Много чего наврала им одна женщина, которая позже в слезах оправдывалась передо мной: ее посетил приятный молодой человек и объявил ей, что все, что было между нами, я уже досконально описал, а теперь они хотели бы только проверить ее искренность. Если она расскажет все до последней точки, с ней все будет в порядке, а иначе они известят ее мужа. И начав говорить, она не смогла остановиться, — рассказала она. Я ничуть не обиделся на нее. Следователь, посетивший ее в абсолютно свободный день, когда муж был далеко, в отъезде, был очень хорошеньким молодым человеком, — это она заметила мне несколько раз. Муж был учтивым человеком с большим экономическим талантом. Ее же привлекали мужчины, которые давили на нее. Этот простой служитель безопасности наверняка не понял, что дама должна была переодеть штанишки после его ухода.

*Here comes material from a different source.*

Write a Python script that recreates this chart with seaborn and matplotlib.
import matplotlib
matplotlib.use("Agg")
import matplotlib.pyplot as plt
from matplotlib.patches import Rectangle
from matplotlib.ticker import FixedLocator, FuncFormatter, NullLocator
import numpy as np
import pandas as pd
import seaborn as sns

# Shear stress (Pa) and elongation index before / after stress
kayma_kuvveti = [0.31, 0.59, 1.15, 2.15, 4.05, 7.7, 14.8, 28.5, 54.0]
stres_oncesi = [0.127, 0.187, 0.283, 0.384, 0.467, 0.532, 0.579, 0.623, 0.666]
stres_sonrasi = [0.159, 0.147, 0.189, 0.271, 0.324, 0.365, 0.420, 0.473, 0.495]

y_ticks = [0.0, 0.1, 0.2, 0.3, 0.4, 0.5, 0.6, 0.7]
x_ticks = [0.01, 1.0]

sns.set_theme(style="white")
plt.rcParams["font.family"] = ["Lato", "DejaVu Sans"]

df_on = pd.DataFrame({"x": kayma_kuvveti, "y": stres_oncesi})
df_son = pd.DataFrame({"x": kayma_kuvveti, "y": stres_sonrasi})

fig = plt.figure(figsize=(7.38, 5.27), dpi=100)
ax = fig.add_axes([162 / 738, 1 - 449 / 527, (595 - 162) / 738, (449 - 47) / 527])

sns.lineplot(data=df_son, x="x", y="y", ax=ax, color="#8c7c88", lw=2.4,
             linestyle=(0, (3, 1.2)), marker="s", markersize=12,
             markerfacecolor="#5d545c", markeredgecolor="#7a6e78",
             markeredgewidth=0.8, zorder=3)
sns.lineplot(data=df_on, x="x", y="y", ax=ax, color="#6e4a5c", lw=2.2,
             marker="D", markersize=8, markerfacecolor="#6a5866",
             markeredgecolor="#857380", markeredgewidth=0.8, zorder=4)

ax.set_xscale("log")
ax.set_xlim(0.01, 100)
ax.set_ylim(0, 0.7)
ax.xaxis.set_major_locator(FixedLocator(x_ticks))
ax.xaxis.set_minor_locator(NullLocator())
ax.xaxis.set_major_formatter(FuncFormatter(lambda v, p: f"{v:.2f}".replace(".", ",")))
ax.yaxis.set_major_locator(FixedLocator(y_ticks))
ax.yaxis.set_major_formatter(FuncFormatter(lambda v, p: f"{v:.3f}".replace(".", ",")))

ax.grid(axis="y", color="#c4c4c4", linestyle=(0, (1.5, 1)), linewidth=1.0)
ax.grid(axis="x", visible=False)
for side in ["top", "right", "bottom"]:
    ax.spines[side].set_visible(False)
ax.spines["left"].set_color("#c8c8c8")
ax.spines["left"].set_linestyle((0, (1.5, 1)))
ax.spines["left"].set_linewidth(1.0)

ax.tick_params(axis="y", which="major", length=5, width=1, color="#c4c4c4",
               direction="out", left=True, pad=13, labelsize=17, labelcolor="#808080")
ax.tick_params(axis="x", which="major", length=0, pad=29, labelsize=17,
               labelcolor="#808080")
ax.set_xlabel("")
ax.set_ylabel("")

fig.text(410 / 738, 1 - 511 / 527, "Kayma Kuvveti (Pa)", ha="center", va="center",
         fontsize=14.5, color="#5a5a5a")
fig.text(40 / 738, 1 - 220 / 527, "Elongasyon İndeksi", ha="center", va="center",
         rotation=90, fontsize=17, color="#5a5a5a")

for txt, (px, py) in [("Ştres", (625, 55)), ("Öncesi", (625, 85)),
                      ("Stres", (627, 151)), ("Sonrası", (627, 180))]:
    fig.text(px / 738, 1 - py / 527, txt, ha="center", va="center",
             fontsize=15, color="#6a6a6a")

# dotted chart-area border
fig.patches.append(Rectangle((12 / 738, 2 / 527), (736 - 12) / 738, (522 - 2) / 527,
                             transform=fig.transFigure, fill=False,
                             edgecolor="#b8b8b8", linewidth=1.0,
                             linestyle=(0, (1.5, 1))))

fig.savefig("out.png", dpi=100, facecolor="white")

Придя к ней впервые, из разговора в компании я узнал три вещи: что ее муж в отъезде, что она хорошая хозяйка и что она хочет насилия со стороны сильного мужчины. У нее была красивая квартира, закуски и напитки приготовлены, и пахла она «Суар де Пари». Она приготовила ремни от большого чемодана, чтобы я привязал ее ими к двери. Мы вытворяли черт знает что, пока она меня мило не попросила не втыкать его больше, потому что у нее уже все совсем сухо и болит. Ее слова ничуть не позволили мне проникнуть ни в ее психику, ни в ее первые детские переживания сексуальности. Она была прилежной, спокойной, послушной, заботливой — и разыгрывала очень страстную женщину. Она все делала так, чтобы создавалась видимость акта, все делала для меня, не могла расслабиться, не могла раскрыть то, что скрывала в глубине своей природы, постоянно контролировала себя, а я — видевший ее как на ладони — не посвятил ей больших усилий. Этот покрытый шерстью комок нервов в черепаховом панцире — это прекрасное тело и выразительно чувственное лицо — я воспринимал таким, каким он был. Я знал, что меня ждало тяжелейшее дело и огромная ответственность: я должен был бы переделать ее из мещанки в свободную женщину, сорвать с нее все ее семнадцать личин, бросить ее на дно и возвысить до радуги — и все, может быть, лишь ради мгновения настоящего чувства. Но и мне захотелось сыграть самому и оставить ее в уверенности, что она меня очаровала.